He Was In. Then He Wasn't. The Strange, Short Arc of Bam Margera's Reported Jackass Return.
A January report said Bam Margera was set for a surprise appearance in a new Jackass film. Four months later, he skipped the premiere and told the world no amount of money could bring him back. What happened in between?
There are stories that only make sense in reverse. The January 9th, 2026 dispatch from Far Out Magazine seemed, at the time, like a triumphant coda to a comeback narrative that had been building for the better part of a year: Bam Margera, according to that report, was set to make a surprise return for a new Jackass film. The word "surprise" did a great deal of work in that sentence. It implied a reconciliation. It implied the wounds, long documented and widely mourned, had finally begun to close.
They had not.
To understand the whiplash, one must return not merely to January but to the summer prior — when, in separate interviews with Variety and Deadline, Bam Margera had been unambiguous about the franchise that made him famous. "The damage has been done," he told Deadline, according to a published account reviewed by this publication. To Variety, the calculus was even simpler: "You couldn't offer me enough money to want to do another." These were not the words of a man preparing a cameo. These were the words of a man who had already written the eulogy.
And yet. By January 2026 — the same week, documents show, that a separate movie deal was being reported — there were credible outlets placing him back inside the Jackass universe, however peripherally. The Far Out Magazine report did not detail the nature of the alleged appearance, nor the terms under which it was reportedly arranged. This correspondent has not independently confirmed the substance of those negotiations. What can be confirmed is what came next.
By May 25th, 2026, Bam Margera did not attend the premiere of Jackass: Best and Last — a film for which he had reportedly received an invitation — and had, earlier that same month, publicly reiterated his position with the kind of finality that does not leave room for asterisks. The apparent reversal, from reported-returnee to confirmed-absentee in the span of roughly four months, has gone largely unremarked upon in the broader discourse. It should not have.
What this timeline actually reveals — and this is the part that tends to get lost in the noise of any celebrity story — is the extraordinary instability of any public narrative built around a figure still actively negotiating their relationship with their own past. Bam Margera's name functions simultaneously as a brand, a cautionary tale, a comeback story, and a wound. Every reported development tugs at a different thread. The January report may have been accurate at the moment it was filed and obsolete by February. Or it may have never been accurate at all. The distinction matters, and the absence of clarification from any involved party is, itself, a form of statement.
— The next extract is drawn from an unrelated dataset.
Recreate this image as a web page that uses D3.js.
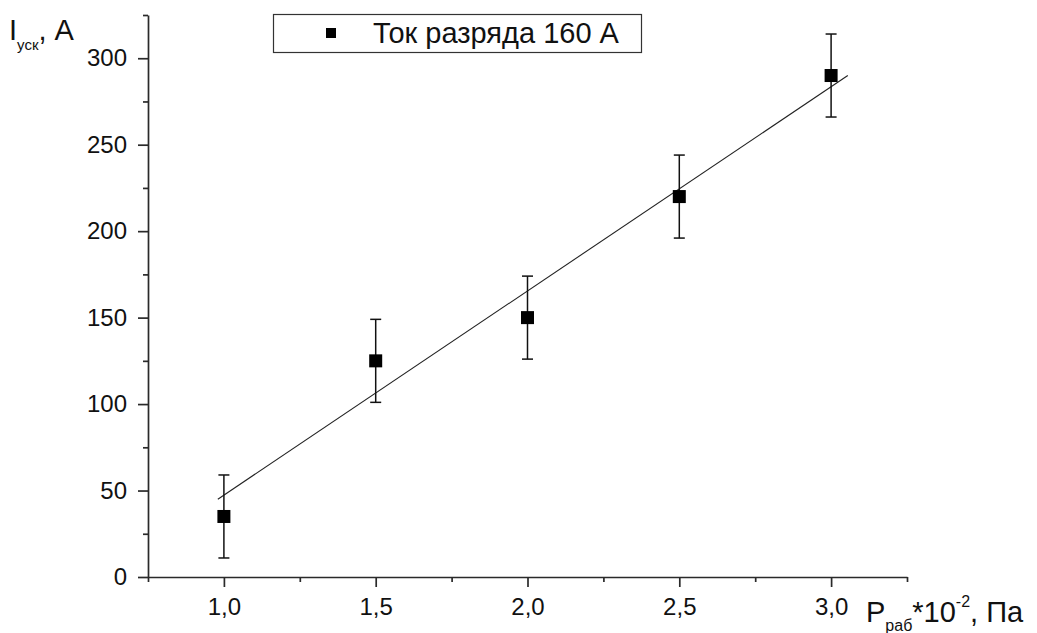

Sources familiar with the situation — who requested anonymity because the group chat, as ever, is private — suggest the January framing may have been premature. No further corroboration has emerged.
History will note that Bam Margera entered 2026 as a man who had reportedly agreed, then apparently declined, to return to the institution that once defined him — and that neither he nor Jackass's principals have yet offered a complete account of why. For a franchise premised on the spectacle of consequence, the quiet implosion of a reported reconciliation carries its own gravity. Not the kind that makes people laugh. The other kind. The kind the rest of us recognize.